**Code that draws figures:**
········

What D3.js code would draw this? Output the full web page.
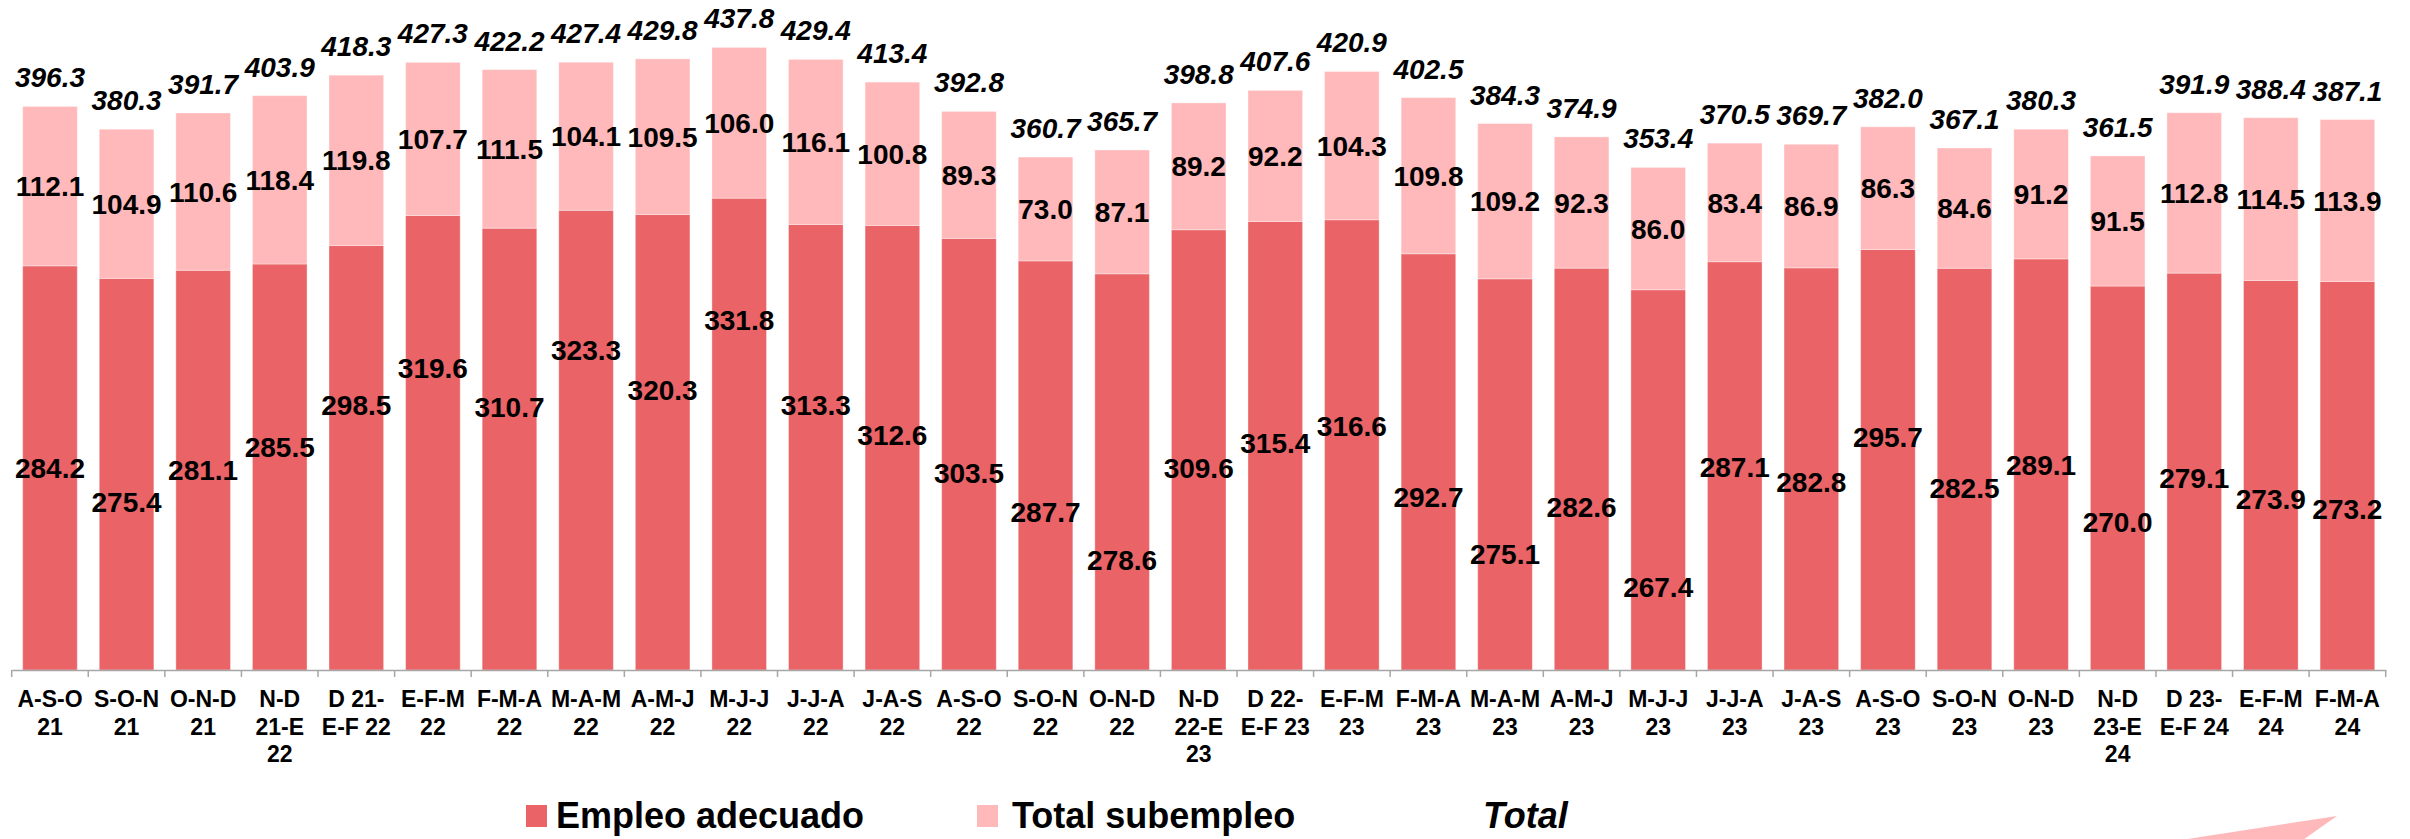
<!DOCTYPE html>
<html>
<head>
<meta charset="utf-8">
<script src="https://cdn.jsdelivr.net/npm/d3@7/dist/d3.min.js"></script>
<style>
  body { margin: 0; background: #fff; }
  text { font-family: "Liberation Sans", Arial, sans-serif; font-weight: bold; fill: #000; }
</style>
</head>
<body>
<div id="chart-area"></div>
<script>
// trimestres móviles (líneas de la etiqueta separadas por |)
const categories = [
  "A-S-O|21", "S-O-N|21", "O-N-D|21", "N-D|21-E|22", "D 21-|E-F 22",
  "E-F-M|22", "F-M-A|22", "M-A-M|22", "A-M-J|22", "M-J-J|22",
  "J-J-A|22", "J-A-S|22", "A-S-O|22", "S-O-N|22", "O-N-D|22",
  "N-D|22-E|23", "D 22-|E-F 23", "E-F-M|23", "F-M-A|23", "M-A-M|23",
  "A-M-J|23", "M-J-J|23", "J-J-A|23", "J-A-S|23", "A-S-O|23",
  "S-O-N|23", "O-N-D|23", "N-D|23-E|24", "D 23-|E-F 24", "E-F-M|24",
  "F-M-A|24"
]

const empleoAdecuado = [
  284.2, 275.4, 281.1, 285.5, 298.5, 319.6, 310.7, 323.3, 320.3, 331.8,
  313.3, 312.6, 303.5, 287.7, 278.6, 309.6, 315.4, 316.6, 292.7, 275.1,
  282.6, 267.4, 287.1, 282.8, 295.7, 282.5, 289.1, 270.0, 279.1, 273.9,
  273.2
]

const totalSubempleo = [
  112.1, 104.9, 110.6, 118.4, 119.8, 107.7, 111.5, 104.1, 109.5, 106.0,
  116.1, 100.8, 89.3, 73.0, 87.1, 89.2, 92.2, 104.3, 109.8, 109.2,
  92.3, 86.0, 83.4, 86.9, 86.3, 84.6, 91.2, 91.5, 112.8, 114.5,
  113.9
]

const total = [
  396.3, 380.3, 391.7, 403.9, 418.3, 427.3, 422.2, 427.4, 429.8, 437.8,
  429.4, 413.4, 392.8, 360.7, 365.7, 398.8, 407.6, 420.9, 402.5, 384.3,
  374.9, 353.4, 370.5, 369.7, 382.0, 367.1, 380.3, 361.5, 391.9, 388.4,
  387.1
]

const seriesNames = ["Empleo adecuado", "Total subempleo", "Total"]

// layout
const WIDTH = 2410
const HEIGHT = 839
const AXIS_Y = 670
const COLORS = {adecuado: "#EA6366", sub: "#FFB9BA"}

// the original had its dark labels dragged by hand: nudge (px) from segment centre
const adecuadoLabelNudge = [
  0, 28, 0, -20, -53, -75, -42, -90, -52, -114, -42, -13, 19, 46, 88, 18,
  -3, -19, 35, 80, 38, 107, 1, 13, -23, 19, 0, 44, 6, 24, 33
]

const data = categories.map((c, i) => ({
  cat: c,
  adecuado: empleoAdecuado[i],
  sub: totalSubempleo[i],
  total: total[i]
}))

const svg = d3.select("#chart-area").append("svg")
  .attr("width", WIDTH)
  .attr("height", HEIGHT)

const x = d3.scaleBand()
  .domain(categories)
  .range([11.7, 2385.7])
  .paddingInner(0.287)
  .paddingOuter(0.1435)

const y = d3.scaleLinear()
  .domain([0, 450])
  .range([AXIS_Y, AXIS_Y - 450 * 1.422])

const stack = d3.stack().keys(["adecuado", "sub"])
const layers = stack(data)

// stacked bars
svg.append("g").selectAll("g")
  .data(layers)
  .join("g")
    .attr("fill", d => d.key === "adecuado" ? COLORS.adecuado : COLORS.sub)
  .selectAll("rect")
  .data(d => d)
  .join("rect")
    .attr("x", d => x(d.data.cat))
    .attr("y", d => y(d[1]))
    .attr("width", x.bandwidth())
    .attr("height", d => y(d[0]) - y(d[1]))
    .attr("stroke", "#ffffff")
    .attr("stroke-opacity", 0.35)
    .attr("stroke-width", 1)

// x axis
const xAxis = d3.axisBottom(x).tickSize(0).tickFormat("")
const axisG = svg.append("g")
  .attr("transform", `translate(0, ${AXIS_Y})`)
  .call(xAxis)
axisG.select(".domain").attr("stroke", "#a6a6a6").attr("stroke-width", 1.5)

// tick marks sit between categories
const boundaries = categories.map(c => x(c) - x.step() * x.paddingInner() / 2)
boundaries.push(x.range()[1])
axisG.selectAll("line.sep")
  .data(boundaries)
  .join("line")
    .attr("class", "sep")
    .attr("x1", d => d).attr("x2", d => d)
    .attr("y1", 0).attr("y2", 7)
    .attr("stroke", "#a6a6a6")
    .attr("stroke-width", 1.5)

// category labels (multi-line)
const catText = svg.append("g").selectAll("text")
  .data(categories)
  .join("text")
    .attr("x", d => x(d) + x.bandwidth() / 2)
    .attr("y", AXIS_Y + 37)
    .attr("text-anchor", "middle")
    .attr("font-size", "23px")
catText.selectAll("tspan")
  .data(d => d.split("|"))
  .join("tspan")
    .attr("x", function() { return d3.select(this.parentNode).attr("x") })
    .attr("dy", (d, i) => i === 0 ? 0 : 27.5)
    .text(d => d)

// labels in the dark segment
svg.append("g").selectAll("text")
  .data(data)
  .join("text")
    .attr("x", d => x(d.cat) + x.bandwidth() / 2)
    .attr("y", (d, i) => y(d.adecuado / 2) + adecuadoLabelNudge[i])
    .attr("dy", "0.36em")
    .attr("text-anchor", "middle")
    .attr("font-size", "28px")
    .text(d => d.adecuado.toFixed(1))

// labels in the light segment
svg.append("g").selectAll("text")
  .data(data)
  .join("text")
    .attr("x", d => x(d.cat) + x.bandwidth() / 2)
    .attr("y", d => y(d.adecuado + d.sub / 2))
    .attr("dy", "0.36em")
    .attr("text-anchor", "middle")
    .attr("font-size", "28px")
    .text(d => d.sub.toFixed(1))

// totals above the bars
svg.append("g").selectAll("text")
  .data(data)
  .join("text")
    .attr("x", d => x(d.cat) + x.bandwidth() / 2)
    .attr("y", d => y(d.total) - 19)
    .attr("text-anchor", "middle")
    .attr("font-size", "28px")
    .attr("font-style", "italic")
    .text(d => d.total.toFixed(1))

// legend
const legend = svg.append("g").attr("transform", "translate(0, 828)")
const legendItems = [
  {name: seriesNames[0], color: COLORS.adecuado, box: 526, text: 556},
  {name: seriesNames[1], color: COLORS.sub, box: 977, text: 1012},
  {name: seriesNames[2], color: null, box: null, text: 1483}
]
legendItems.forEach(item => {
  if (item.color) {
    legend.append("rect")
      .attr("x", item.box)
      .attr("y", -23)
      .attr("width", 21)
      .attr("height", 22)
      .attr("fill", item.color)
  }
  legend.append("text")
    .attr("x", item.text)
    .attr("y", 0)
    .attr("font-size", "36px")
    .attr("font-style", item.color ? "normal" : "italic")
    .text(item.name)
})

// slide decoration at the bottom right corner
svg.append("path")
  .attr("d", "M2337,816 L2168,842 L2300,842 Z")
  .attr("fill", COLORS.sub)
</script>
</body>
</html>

········

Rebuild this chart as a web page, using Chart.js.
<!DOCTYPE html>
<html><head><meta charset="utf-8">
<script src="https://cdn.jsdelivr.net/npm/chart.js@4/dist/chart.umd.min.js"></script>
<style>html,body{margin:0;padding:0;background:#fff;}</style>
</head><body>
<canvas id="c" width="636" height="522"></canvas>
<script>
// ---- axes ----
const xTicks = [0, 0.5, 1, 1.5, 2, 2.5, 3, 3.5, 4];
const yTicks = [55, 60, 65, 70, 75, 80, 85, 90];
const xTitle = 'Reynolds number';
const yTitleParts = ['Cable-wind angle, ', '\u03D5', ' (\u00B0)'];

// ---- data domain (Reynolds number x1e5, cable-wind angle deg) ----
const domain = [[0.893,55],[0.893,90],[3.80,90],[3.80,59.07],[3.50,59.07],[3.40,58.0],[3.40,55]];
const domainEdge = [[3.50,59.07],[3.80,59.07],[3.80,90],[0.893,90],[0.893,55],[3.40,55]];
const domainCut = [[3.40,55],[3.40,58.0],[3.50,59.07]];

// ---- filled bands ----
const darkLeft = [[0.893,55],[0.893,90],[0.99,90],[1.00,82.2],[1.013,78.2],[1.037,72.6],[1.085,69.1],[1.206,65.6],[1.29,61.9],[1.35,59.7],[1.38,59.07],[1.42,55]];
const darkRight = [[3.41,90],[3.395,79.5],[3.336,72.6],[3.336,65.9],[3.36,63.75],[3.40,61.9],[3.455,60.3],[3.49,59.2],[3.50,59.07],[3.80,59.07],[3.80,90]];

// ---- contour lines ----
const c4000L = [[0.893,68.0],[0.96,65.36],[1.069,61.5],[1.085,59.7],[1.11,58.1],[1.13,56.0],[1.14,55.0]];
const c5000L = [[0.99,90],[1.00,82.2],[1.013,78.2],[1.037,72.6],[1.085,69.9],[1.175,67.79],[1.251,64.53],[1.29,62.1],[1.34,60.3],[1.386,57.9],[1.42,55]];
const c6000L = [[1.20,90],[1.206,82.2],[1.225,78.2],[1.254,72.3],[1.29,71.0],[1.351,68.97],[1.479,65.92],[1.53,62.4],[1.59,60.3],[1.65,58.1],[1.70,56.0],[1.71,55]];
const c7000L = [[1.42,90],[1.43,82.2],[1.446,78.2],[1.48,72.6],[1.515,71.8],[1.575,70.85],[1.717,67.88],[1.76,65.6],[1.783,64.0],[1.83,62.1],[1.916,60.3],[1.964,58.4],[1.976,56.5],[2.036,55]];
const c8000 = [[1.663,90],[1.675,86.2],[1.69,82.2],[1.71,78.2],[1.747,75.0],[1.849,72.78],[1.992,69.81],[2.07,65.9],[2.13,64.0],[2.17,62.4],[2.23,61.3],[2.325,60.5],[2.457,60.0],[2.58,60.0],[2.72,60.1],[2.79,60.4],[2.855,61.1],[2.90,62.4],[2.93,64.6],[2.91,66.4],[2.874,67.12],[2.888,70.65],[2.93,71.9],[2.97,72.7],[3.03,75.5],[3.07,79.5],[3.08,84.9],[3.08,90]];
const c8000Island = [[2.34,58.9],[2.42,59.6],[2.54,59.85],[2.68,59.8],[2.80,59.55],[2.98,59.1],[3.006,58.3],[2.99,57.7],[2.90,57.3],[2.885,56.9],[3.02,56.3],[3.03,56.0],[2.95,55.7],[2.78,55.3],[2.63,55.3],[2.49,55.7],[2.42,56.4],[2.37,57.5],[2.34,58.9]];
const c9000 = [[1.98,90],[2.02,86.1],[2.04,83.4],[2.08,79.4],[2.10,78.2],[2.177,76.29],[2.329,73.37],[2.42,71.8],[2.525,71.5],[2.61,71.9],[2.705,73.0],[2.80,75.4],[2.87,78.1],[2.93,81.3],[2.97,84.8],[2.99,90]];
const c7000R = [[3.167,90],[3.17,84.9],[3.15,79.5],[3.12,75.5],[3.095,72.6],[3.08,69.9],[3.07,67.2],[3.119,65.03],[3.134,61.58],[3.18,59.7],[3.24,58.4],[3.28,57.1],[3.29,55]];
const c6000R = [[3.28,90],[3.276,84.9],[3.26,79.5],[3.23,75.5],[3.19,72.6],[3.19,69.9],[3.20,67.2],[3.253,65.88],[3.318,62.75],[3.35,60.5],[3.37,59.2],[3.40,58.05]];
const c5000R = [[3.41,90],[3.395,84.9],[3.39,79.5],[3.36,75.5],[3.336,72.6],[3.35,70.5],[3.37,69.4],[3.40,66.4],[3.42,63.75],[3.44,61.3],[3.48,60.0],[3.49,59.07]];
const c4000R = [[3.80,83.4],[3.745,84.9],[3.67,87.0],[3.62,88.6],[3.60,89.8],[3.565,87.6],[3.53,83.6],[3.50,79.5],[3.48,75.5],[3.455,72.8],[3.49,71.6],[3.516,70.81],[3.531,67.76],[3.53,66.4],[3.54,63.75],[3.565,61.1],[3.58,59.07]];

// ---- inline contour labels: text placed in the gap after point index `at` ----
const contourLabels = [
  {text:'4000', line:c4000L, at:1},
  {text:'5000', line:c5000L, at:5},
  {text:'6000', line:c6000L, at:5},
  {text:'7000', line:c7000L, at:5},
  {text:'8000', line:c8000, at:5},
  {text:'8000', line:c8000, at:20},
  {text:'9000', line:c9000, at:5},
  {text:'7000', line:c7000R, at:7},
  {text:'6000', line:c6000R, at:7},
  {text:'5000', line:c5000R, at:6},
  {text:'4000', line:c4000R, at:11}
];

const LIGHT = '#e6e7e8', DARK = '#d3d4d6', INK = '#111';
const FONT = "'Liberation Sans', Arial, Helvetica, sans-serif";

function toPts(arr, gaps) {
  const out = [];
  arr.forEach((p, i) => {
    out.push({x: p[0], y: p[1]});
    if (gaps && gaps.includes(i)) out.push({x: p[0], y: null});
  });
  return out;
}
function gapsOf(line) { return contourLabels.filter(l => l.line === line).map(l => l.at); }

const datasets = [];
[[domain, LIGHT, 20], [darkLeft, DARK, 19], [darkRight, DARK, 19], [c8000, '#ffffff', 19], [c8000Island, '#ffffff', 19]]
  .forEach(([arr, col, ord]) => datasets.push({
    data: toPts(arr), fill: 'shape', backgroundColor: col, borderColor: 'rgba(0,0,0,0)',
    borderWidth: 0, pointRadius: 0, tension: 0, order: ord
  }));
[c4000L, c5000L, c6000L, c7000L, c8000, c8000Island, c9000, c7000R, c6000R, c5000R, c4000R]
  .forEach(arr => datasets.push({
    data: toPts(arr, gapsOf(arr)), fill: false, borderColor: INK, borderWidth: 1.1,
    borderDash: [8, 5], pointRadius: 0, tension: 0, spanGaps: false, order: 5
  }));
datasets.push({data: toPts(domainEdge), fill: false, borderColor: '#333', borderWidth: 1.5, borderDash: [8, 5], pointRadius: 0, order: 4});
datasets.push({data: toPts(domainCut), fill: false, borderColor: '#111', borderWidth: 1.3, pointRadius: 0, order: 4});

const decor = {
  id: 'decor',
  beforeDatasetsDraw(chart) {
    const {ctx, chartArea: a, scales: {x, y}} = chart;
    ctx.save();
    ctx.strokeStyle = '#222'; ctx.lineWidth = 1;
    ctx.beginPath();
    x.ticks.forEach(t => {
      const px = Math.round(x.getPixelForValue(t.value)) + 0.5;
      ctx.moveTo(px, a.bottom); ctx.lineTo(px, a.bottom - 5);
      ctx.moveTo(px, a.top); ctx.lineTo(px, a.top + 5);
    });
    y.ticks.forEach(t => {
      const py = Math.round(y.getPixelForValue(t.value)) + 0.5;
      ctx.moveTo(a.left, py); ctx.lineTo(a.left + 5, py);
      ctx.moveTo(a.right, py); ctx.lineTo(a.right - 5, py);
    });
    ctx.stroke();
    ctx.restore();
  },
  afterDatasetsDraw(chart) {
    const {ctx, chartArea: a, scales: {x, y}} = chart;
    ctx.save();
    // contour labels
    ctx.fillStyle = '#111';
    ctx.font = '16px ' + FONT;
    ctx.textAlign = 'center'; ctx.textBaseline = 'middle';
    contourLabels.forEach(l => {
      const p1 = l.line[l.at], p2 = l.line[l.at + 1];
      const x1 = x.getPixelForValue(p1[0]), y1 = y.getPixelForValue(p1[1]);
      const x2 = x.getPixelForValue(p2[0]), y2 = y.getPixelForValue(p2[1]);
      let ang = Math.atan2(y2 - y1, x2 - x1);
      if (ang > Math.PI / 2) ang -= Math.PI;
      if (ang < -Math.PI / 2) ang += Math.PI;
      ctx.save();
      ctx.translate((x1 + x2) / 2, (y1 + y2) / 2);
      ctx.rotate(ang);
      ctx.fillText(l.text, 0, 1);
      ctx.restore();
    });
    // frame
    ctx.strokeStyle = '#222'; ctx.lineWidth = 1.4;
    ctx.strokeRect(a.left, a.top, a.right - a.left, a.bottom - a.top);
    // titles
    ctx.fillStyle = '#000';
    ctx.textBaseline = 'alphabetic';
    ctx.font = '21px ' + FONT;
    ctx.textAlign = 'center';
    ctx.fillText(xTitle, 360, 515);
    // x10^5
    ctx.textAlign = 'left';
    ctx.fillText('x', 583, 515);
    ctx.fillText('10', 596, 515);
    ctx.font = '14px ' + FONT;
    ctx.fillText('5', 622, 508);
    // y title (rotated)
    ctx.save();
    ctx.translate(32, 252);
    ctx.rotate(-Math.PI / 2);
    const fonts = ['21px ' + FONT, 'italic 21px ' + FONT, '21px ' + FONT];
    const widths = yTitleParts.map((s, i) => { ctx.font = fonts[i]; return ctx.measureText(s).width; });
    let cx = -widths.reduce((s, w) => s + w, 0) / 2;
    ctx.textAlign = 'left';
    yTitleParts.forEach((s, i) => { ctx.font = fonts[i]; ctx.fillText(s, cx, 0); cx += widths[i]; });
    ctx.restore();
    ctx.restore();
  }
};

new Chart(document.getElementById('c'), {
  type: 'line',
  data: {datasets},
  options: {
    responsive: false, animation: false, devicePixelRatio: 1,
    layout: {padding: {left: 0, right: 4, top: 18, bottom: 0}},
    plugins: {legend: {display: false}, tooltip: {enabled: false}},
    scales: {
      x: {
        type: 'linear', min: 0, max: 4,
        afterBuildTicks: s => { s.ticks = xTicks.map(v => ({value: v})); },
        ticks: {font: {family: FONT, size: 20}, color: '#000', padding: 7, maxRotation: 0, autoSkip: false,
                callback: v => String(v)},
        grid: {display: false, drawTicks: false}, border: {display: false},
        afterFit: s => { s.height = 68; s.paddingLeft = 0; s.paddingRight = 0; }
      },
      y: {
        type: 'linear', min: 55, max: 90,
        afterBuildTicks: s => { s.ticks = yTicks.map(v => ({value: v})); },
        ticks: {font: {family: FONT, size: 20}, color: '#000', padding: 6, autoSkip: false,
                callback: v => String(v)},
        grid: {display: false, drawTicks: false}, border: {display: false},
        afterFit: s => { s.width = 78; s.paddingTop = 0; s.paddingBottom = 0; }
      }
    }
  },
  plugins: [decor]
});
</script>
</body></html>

········

**What you will do:**
Copy every line of the listing containing the string "this".

**Answer to the problem:**
What D3.js code would draw this? Output the full web page.
    .attr("x", function() { return d3.select(this.parentNode).attr("x") })
Rebuild this chart as a web page, using Chart.js.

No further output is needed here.